I suppose the toughest part is the mental part. It’s constantly being out of your comfort zone and constantly having to adapt and change to new environments and new situations. Luckily, I quite enjoy that and I love change and I hate stasis. Not much stasis around here and that’s for sure.
However, I feel it in my body which is a bit achy at the moment. Nothing serious, wouldn’t even register as a three on the pain scale but it wasn’t there a month ago. Again I’m guessing there are the unusual stresses I’m putting on my body – sitting several hours a day on a truck and sleeping in the tent. By the end of the trip, I’ll probably look like either an exclamation mark or a question mark.
Also, if you look at the map on the front of my blog you will see that although we are only 3 weeks into a 12 week journey, we have covered 50% of the distance we will be travelling. This Sahara is the toughest part and when we head south into Senegal we will begin to leave the desert behind and enter lusher and greener lands. Of course, lush and green needs water and water means mosquitoes and also humidity. High temperature and humidity is not my favourite combination of weather systems but no doubt I will adapt
Mauritania is about the same size as Ireland, population wise. In 2023, the official population numbers were 4,863,989
Some Wikipedia factoids:
Mauritania, officially the Islamic Republic of Mauritania (Arabic: الجمهورية الإسلامية الموريتانية), is a sovereign country in Northwest Africa. It is bordered by the Atlantic Ocean to the west, Western Sahara to the north and northwest, Algeria to the northeast, Mali to the east and southeast, and Senegal to the southwest. Mauritania is the 11th-largest country in Africa and the 28th-largest in the world, and 90% of its territory is situated in the Sahara. Most of its population of 4.4 million lives in the temperate south of the country, with roughly one-third concentrated in the capital and largest city, Nouakchott, located on the Atlantic coast.

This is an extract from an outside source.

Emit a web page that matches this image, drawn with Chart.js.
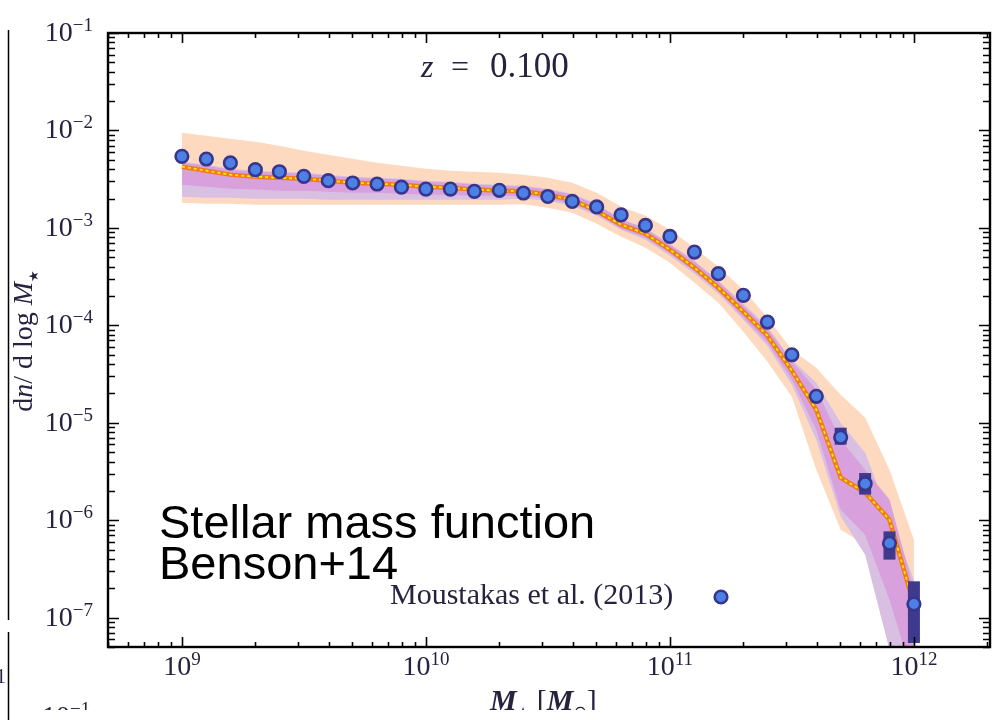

The country’s name derives from the ancient Berber kingdom of Mauretania, located in North Africa within the ancient Maghreb. Berbers occupied what is now Mauritania beginning in the third century AD. Arabs under the Umayyad Caliphate conquered the area in the late seventh century, bringing Islam, Arab culture, and the Arabic language. In the early 20th century, Mauritania was colonised by France as part of French West Africa. It achieved independence in 1960, but has since experienced recurrent coups and periods of military dictatorship. The most recent coup, in 2008, was led by General Mohamed Ould Abdel Aziz, who won subsequent presidential elections in 2009 and 2014. He was succeeded by Mohamed Ould Ghazouani following the 2019 elections, which were considered Mauritania’s first peaceful transition of power since independence.
Mauritania is culturally and politically part of the Arab world; it is a member of the Arab League and Arabic is the sole official language. The official religion is Islam, and almost all inhabitants are Sunni Muslims. Despite its prevailing Arab identity, Mauritanian society is multiethnic; the Bidhan, or so-called “white moors”, make up 30% of the population, while the Haratin, or so-called “black moors”, comprise 40%. Both groups reflect a fusion of Arab-Berber ethnicity, language, and culture. The remaining 30% of the population comprises various sub-Saharan ethnic groups.
Despite an abundance of natural resources, including iron ore and petroleum, Mauritania remains poor; its economy is based primarily on agriculture, livestock, and fishing. Mauritania is also generally seen as having a poor human rights record and is particularly censured for the perpetuation of slavery as an institution within Mauritanian society. It was the last country in the world to abolish the practice in 1981, and only criminalised the ownership of slaves outright in 2007.